▶ [TASK STATEMENT] Please write out the lines of the data exactly, beginning with the first and ending with the line containing "const dbsYAxisRange = [0, 2.5, 0.5];"; leave the pictures behind.

▶ [DATA SEGMENT]
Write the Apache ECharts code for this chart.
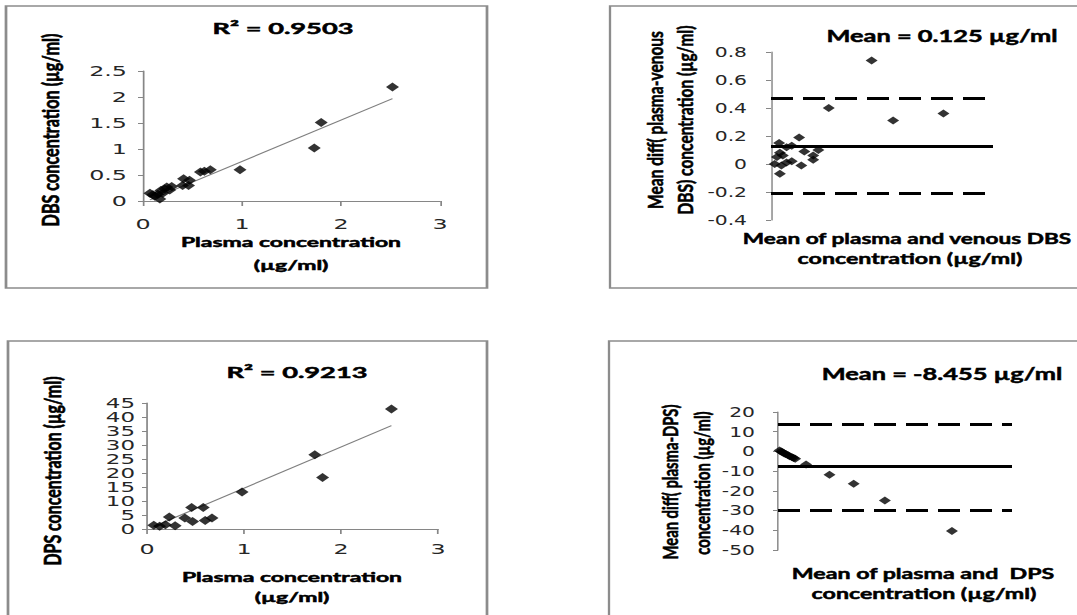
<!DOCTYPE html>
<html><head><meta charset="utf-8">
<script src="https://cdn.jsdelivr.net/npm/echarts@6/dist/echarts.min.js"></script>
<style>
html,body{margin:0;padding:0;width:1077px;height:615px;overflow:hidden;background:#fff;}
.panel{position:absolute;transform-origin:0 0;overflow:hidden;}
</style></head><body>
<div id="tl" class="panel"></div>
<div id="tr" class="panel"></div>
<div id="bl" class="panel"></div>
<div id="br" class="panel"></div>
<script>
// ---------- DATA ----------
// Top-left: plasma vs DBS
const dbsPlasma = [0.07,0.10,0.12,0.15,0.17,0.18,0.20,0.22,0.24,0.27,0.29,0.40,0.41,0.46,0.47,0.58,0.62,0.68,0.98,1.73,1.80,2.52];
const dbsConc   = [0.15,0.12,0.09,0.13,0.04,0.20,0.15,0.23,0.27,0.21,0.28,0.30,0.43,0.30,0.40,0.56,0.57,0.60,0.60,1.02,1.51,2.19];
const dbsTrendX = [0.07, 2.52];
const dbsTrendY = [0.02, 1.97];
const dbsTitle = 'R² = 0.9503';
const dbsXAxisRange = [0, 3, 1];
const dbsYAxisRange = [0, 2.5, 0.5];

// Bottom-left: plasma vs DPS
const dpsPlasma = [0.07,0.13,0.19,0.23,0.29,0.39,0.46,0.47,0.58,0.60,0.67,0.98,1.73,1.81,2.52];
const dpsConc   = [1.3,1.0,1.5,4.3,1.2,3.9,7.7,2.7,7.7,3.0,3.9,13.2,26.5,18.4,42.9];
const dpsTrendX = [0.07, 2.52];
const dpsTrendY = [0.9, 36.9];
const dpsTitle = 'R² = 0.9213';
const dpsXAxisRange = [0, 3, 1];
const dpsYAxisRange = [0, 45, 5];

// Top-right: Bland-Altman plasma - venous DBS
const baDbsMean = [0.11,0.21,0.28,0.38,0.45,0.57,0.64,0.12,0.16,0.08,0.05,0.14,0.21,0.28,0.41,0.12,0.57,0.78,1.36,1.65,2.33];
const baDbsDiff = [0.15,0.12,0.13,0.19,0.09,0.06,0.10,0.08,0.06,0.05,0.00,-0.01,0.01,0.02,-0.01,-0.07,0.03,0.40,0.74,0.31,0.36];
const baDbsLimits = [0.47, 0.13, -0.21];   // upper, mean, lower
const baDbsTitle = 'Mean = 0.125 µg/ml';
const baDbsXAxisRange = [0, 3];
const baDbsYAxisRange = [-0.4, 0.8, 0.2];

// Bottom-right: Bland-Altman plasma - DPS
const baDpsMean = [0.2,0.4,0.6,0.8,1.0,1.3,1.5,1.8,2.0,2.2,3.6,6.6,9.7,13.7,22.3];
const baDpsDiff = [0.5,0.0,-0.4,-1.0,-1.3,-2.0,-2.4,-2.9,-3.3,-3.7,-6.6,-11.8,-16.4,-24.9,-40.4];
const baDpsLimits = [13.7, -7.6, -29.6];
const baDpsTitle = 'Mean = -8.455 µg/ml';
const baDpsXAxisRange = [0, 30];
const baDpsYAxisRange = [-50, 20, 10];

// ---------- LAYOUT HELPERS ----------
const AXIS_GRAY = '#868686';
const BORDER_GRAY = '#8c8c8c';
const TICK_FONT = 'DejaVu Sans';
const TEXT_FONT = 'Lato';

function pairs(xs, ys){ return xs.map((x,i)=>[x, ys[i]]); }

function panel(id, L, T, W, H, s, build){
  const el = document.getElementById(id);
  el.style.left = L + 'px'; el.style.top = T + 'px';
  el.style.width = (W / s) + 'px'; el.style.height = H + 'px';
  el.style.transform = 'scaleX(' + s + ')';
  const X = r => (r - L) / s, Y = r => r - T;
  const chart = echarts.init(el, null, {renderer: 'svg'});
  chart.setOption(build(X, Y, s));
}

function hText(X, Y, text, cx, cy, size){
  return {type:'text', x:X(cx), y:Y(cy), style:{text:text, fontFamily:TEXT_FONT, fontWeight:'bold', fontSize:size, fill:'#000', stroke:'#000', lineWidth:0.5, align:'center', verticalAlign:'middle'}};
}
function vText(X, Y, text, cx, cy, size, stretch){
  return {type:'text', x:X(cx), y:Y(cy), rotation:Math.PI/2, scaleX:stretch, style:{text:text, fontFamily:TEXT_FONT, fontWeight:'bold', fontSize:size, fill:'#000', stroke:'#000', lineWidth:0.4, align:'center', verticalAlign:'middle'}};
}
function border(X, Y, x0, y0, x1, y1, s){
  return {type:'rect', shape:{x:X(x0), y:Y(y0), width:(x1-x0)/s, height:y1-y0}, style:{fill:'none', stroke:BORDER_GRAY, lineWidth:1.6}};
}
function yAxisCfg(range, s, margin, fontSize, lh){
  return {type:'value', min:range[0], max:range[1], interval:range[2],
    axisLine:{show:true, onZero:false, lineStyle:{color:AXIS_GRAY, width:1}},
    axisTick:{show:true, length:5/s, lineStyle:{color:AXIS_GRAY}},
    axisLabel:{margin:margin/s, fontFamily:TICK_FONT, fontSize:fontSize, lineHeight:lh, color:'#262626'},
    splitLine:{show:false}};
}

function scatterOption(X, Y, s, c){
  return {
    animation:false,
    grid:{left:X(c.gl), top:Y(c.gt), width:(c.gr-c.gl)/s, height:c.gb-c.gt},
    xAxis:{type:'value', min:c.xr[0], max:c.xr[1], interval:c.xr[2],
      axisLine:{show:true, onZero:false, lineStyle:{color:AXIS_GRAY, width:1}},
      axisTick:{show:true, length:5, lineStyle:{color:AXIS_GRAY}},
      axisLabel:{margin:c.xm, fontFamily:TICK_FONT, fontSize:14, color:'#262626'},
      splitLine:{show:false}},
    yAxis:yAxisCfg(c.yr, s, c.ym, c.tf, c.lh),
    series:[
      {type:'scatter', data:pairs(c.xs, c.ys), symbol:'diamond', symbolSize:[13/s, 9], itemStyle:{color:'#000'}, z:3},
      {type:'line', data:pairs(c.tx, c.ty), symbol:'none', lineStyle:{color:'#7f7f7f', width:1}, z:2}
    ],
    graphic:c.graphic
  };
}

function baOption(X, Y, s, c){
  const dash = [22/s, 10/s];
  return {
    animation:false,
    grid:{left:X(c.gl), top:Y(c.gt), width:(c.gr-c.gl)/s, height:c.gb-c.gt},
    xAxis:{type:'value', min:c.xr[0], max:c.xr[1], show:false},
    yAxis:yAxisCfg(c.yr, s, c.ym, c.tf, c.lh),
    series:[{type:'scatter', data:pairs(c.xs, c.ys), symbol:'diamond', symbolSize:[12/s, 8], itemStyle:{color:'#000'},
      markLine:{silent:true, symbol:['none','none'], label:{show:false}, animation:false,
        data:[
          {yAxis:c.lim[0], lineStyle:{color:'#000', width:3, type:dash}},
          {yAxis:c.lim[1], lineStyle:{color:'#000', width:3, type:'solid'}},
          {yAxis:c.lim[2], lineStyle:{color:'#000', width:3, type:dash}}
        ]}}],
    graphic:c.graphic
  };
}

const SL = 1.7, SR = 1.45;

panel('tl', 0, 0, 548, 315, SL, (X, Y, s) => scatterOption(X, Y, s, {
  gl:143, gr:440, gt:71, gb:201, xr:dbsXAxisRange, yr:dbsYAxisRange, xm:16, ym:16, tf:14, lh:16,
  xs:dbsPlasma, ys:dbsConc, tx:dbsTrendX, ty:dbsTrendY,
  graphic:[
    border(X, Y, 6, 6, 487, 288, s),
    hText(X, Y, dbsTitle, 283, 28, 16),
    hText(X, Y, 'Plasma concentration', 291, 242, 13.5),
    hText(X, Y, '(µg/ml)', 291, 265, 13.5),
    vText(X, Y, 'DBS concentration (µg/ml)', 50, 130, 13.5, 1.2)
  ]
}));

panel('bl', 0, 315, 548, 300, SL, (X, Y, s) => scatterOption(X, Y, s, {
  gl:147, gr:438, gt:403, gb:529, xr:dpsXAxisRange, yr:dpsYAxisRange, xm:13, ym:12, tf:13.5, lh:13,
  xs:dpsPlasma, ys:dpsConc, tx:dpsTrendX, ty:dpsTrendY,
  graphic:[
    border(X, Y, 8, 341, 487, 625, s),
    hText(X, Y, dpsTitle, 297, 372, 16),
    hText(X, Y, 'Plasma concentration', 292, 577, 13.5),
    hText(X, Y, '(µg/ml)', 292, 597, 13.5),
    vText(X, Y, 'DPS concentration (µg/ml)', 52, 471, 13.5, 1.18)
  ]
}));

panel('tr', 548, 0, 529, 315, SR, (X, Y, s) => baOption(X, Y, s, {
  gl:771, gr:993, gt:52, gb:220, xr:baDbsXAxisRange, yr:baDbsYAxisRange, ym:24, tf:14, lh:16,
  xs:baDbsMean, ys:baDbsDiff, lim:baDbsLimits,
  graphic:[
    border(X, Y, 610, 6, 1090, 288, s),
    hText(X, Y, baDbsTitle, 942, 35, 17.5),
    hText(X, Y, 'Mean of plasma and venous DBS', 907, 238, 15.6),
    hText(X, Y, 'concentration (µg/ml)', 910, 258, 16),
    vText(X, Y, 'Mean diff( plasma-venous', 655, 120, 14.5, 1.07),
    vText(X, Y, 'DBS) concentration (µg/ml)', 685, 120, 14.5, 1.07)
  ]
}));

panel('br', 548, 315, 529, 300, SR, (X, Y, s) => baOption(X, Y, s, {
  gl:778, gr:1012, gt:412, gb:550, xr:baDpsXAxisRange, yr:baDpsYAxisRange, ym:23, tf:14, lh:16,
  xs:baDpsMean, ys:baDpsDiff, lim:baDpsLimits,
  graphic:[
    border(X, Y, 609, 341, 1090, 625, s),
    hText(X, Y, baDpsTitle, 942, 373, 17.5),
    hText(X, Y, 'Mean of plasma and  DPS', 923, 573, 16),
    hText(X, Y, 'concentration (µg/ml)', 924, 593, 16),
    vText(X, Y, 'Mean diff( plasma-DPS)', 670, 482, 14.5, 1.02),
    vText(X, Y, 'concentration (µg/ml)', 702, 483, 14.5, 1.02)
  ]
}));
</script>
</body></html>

▶ [ANSWER TO THIS PROBLEM]
Write the Apache ECharts code for this chart.
<!DOCTYPE html>
<html><head><meta charset="utf-8">
<script src="https://cdn.jsdelivr.net/npm/echarts@6/dist/echarts.min.js"></script>
<style>
html,body{margin:0;padding:0;width:1077px;height:615px;overflow:hidden;background:#fff;}
.panel{position:absolute;transform-origin:0 0;overflow:hidden;}
</style></head><body>
<div id="tl" class="panel"></div>
<div id="tr" class="panel"></div>
<div id="bl" class="panel"></div>
<div id="br" class="panel"></div>
<script>
// ---------- DATA ----------
// Top-left: plasma vs DBS
const dbsPlasma = [0.07,0.10,0.12,0.15,0.17,0.18,0.20,0.22,0.24,0.27,0.29,0.40,0.41,0.46,0.47,0.58,0.62,0.68,0.98,1.73,1.80,2.52];
const dbsConc   = [0.15,0.12,0.09,0.13,0.04,0.20,0.15,0.23,0.27,0.21,0.28,0.30,0.43,0.30,0.40,0.56,0.57,0.60,0.60,1.02,1.51,2.19];
const dbsTrendX = [0.07, 2.52];
const dbsTrendY = [0.02, 1.97];
const dbsTitle = 'R² = 0.9503';
const dbsXAxisRange = [0, 3, 1];
const dbsYAxisRange = [0, 2.5, 0.5];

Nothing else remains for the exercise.